Born 1965 in Chongqing, Han works as a journalist for the state news agency Xinhua. His first short story collection, Gravestone of the Universe 宇宙墓碑 was published in 1981 in the Taiwanese journal Huanxiang 幻象. It waited ten years for publication in the People's Republic of China because publishers found its tone too dark.
Han has received the Chinese Galaxy Award for fiction six times. The LA Times described him as China's premier science fiction writer
Another translated Chinese SF story. The idea of persons waking in a strange location with no memory of who or what they are, why they are there and how the they came to be in that state is one with a long tradition. This short story is not the best of those. It does manage to give a sense of disorientation and frustration, leading to fear and suspicion as 'Creature' and 'Same Kind' debate whether there is a 'Third' who they cannot find. They never do get any answers.

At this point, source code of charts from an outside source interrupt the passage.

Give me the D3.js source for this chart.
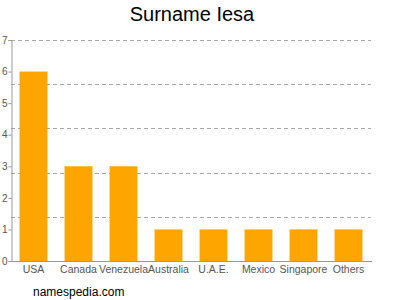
<!DOCTYPE html>
<html>
<head>
<meta charset="utf-8">
<script src="https://cdn.jsdelivr.net/npm/d3@7"></script>
<style>
  body { margin: 0; background: #fff; }
  svg { display: block; font-family: "Liberation Sans", Arial, sans-serif; }
</style>
</head>
<body>
<svg width="400" height="300"></svg>
<script>
const countries = ["USA", "Canada", "Venezuela", "Australia", "U.A.E.", "Mexico", "Singapore", "Others"];
const counts = [6, 3, 3, 1, 1, 1, 1, 1];
const yTicks = [0, 1, 2, 3, 4, 5, 6, 7];
const gridLevels = [1.4, 2.8, 4.2, 5.6, 7];

const svg = d3.select("svg");
const plotLeft = 11, plotRight = 371, plotTop = 40, plotBottom = 261;

const x = d3.scaleBand().domain(countries).range([plotLeft, plotRight]).paddingInner(0.38).paddingOuter(0.19);
const y = d3.scaleLinear().domain([0, 7]).range([plotBottom, plotTop]);

svg.append("text")
  .attr("x", 192).attr("y", 21)
  .attr("text-anchor", "middle")
  .attr("font-size", 20)
  .attr("fill", "#000")
  .text("Surname Iesa");

// dashed grid
svg.append("g")
  .selectAll("line")
  .data(gridLevels)
  .join("line")
  .attr("x1", plotLeft).attr("x2", plotRight)
  .attr("y1", d => Math.round(y(d)) + 0.5).attr("y2", d => Math.round(y(d)) + 0.5)
  .attr("stroke", "#aaa")
  .attr("stroke-dasharray", "4,3");

svg.append("g")
  .selectAll("rect")
  .data(countries)
  .join("rect")
  .attr("x", d => x(d))
  .attr("width", x.bandwidth())
  .attr("y", (d, i) => y(counts[i]))
  .attr("height", (d, i) => plotBottom - y(counts[i]))
  .attr("fill", "#ffa500");

// y axis
const yAxis = svg.append("g")
  .attr("transform", `translate(${plotLeft + 0.5},0)`)
  .call(d3.axisLeft(y).tickValues(yTicks).tickSize(3).tickPadding(1).tickFormat(d3.format("d")));
yAxis.select(".domain").attr("stroke", "#999");
yAxis.selectAll(".tick line").attr("stroke", "#999");
yAxis.selectAll("text").attr("fill", "#555").attr("font-size", 10).attr("font-family", "Liberation Sans, Arial, sans-serif");

// x axis
const xAxis = svg.append("g")
  .attr("transform", `translate(0,${plotBottom + 0.5})`)
  .call(d3.axisBottom(x).tickSize(0).tickPadding(4));
xAxis.select(".domain").attr("stroke", "#999").attr("d", `M${plotLeft},0H${plotRight + 1}`);
xAxis.selectAll("text").attr("fill", "#555").attr("font-size", 10.5).attr("font-family", "Liberation Sans, Arial, sans-serif");

svg.append("text")
  .attr("x", 33).attr("y", 296)
  .attr("font-size", 12)
  .attr("fill", "#000")
  .text("namespedia.com");
</script>
</body>
</html>
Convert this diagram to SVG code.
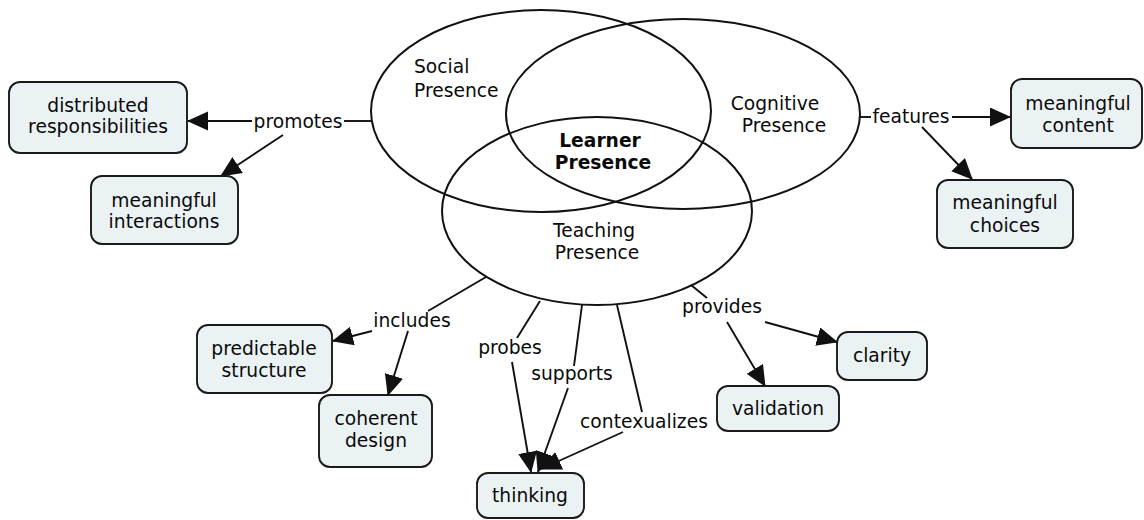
<svg xmlns="http://www.w3.org/2000/svg" width="1144" height="520" viewBox="0 0 1144 520">
<style>
text{font-family:"DejaVu Sans",Verdana,sans-serif;font-size:18.7px;fill:#0a0a0a;}
.c{text-anchor:middle;}
.b{font-weight:bold;}
.box{fill:#ebf2f4;stroke:#1a1a1a;stroke-width:1.9;}
.ell{fill:none;stroke:#111;stroke-width:2;}
.ln{fill:none;stroke:#111;stroke-width:1.9;}
.ar{fill:none;stroke:#111;stroke-width:1.9;marker-end:url(#ah);}
</style>
<defs>
<marker id="ah" markerUnits="userSpaceOnUse" markerWidth="24" markerHeight="22" refX="20" refY="9.5" orient="auto">
<path d="M0,0 L21,9.5 L0,19 z" fill="#111"/>
</marker>
</defs>
<rect width="1144" height="520" fill="#fff"/>
<g id="connectors">
<line class="ln" x1="371" y1="121" x2="344" y2="121"/>
<line class="ar" x1="252" y1="121" x2="188" y2="121"/>
<line class="ar" x1="283" y1="135" x2="221" y2="176"/>
<line class="ln" x1="860" y1="117" x2="871" y2="117"/>
<line class="ar" x1="952" y1="117" x2="1010" y2="117"/>
<line class="ar" x1="922" y1="127" x2="972" y2="179"/>
<line class="ln" x1="486" y1="277" x2="428" y2="311"/>
<line class="ar" x1="372" y1="331" x2="333" y2="341"/>
<line class="ar" x1="408" y1="331" x2="388" y2="395"/>
<line class="ln" x1="540" y1="301" x2="517" y2="338"/>
<line class="ar" x1="512" y1="362" x2="531" y2="472"/>
<line class="ln" x1="582" y1="305" x2="574" y2="366"/>
<line class="ar" x1="568" y1="388" x2="538" y2="472"/>
<line class="ln" x1="617" y1="305" x2="642" y2="412"/>
<line class="ar" x1="623" y1="432" x2="541" y2="469"/>
<line class="ln" x1="691" y1="285" x2="707" y2="298"/>
<line class="ar" x1="765" y1="322" x2="837" y2="342"/>
<line class="ar" x1="727" y1="322" x2="765" y2="386"/>
</g>
<g id="social-presence">
<ellipse class="ell" cx="541" cy="111" rx="170" ry="101"/>
<text x="414" y="73">Social</text>
<text x="414" y="97">Presence</text>
</g>
<g id="cognitive-presence">
<ellipse class="ell" cx="683" cy="114" rx="177" ry="95"/>
<text class="c" x="775" y="110">Cognitive</text>
<text class="c" x="784" y="132">Presence</text>
</g>
<g id="teaching-presence">
<ellipse class="ell" cx="597" cy="211" rx="155" ry="94"/>
<text class="c" x="594" y="237">Teaching</text>
<text class="c" x="597" y="259">Presence</text>
</g>
<g id="learner-presence">
<text class="c b" x="600" y="147">Learner</text>
<text class="c b" x="603" y="169">Presence</text>
</g>
<g id="label-promotes"><text class="c" x="298" y="128">promotes</text></g>
<g id="label-features"><text class="c" x="911" y="123">features</text></g>
<g id="label-includes"><text class="c" x="412" y="327">includes</text></g>
<g id="label-probes"><text class="c" x="510" y="354">probes</text></g>
<g id="label-supports"><text class="c" x="572" y="380">supports</text></g>
<g id="label-contexualizes"><text class="c" x="644" y="428">contexualizes</text></g>
<g id="label-provides"><text class="c" x="722" y="313">provides</text></g>
<g id="distributed-responsibilities">
<rect class="box" x="9" y="82" width="178" height="71" rx="11"/>
<text class="c" x="98" y="112">distributed</text>
<text class="c" x="98" y="133">responsibilities</text>
</g>
<g id="meaningful-interactions">
<rect class="box" x="91" y="176" width="147" height="68" rx="11"/>
<text class="c" x="164" y="207">meaningful</text>
<text class="c" x="164" y="228">interactions</text>
</g>
<g id="meaningful-content">
<rect class="box" x="1011" y="79" width="131" height="69" rx="11"/>
<text class="c" x="1078" y="110">meaningful</text>
<text class="c" x="1078" y="132">content</text>
</g>
<g id="meaningful-choices">
<rect class="box" x="937" y="180" width="136" height="68" rx="11"/>
<text class="c" x="1005" y="209">meaningful</text>
<text class="c" x="1005" y="232">choices</text>
</g>
<g id="predictable-structure">
<rect class="box" x="197" y="325" width="135" height="68" rx="11"/>
<text class="c" x="264" y="355">predictable</text>
<text class="c" x="264" y="377">structure</text>
</g>
<g id="coherent-design">
<rect class="box" x="319" y="395" width="113" height="72" rx="11"/>
<text class="c" x="376" y="425">coherent</text>
<text class="c" x="376" y="447">design</text>
</g>
<g id="thinking">
<rect class="box" x="477" y="473" width="107" height="45" rx="11"/>
<text class="c" x="530" y="502">thinking</text>
</g>
<g id="clarity">
<rect class="box" x="837" y="332" width="90" height="48" rx="11"/>
<text class="c" x="882" y="362">clarity</text>
</g>
<g id="validation">
<rect class="box" x="717" y="386" width="122" height="45" rx="11"/>
<text class="c" x="778" y="415">validation</text>
</g>
</svg>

This is a fairly simple story about people in a place with memory loss. It's a somewhat interesting concept, but it's been done a lot (most recently, and much better, in Project Hail Mary). I'm not sure if it was the translation or the original writing, but I trouble keeping my attention on it.
Meh, the concept of astronauts in space with a lost memory has been done before - and better than in this story, IMHO. The psychological horror is interesting, but not enough to really sway me. So, a meh rating it is on this one.